Back when I edited this newspaper, I yelled a lot. When I read those Daily pages at 2 a.m., nothing helped me deal with grammatical errors and misleading headlines better than a good rant. But I reserved the full extent of my vocal chords for the nights when I was presented with a column about a columnist.
Not a columnist who describes his own experiences to illustrate a broader point, but one who muses about his life for its own sake, with the assumption that his readers somehow care. This distasteful practice, more LiveJournal than journalism, is called the masturbatory column. It appears only under the names of the most egocentric columnists for most of the year, but during April, this self-indulgent writing spreads like pinkeye through the Daily staff. For this is the season of the senior goodbye column.
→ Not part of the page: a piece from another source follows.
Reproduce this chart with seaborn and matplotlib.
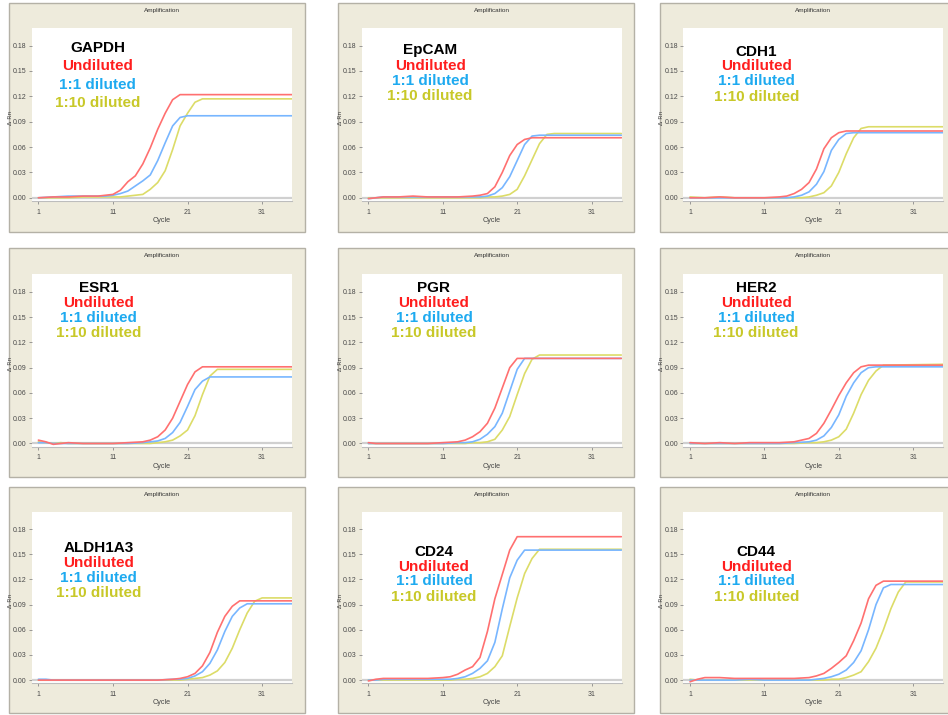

I vowed not to produce one of these.
So what am I going to write about this week? There’s not much happening around campus that I know of. Then again, my interactions with campus in the past few weeks have been limited to hitting the bars and house parties with my housemates, Evan, Steve, Boyd, Fisher, Ben and Russ.
That reminds me. One irritating thing these goodbye columnists do is slip in a mention of their friends, clearly with no purpose apart from fulfilling a promise to print their names. Drives me nuts.
And how masturbatory is this: Some of these senior columnists actually use their final space to reminisce on their favorite memories from the past four years, as if these scrapbook leaves possessed any significance to the people who didn’t experience them first-hand. That would be like me telling readers about the powerful experience of walking for the first time into the Daily’s newsroom, less than 12 hours after the World Trade Center fell. For the first time that day, I felt an emotion other than confusion and loss as I saw how the journalists there were reacting to the catastrophe with a single-minded desire to give students some information that would help them make sense of their changed world. I started falling in love with the Daily that day. But I don’t see why readers would care about that.
Mentioning this anecdote would lead me to thank Zac Peskowitz, whose determination to venture over to the Daily that day made me do likewise. This is another popular section of the masturbatory column: the thank-you catalog. For this reason alone it’s a good thing I’m eschewing the goodbye column. Who would I pick to thank?
Perhaps the inspiring editors of my freshman year whom I idolized for setting a standard that I would never quite surpass? Or Shabina, Kylene, Jen and C. Price, whom I met every Sunday amid hangovers and paper plates to start up another week of grueling hours — all made worthwhile every time an illuminating piece of writing would arrive on our desk bearing a Ladika byline or a Kaplan or a Kraack. I would have to thank even more people who readers don’t give a damn about. I wouldn’t be able to leave out Jon Schwartz and Louie Meizlish, who taught a nightly clinic on leadership. Or Alison Go, a friend and confidant during my hardest year. I’d acknowledge John Lowe’s enormous generosity with his most precious asset, his time. I’d thank Jason Z. Pesick for stepping up when he was needed most, for achieving what I didn’t even conceive and for adding the Z. Props would go out to others with names foreign to readers: Sprow, Filice, Johnson, Bremmer, Hunt, McCormack, Ding, Berkowitz, Adams, Rottenberg, Offen.
Some goodbye columnists manage to avoid these blatant forms of masturbatory journalism while sliding into a more subtle conceit. As if giving a commencement address, they spout the life lessons they’ve learned during college. For example, if I were writing one of those columns, my advice for those who remain at the University would include:
– Pick a student group that sounds interesting and join it. If you believe in its mission, immerse yourself. Make this pursuit the center of your life. Spend every day doing it. Make friends there. Make enemies there. Work tirelessly for the group until it becomes better than when you arrived. Find people crazier and smarter than you who will do your job when you leave.
– Read a newspaper every day. Not just to improve my job prospects, though I thank you for that, but because it will equip you to save the world. Don’t just read it; complain about it. Complain about poor writing, sensational headlines, shallow stories, ethical lapses, the liberal media, the corporate media, the difficulty of the crossword puzzle.
– Open your eyes, look around campus and realize how lucky you are. Thank someone.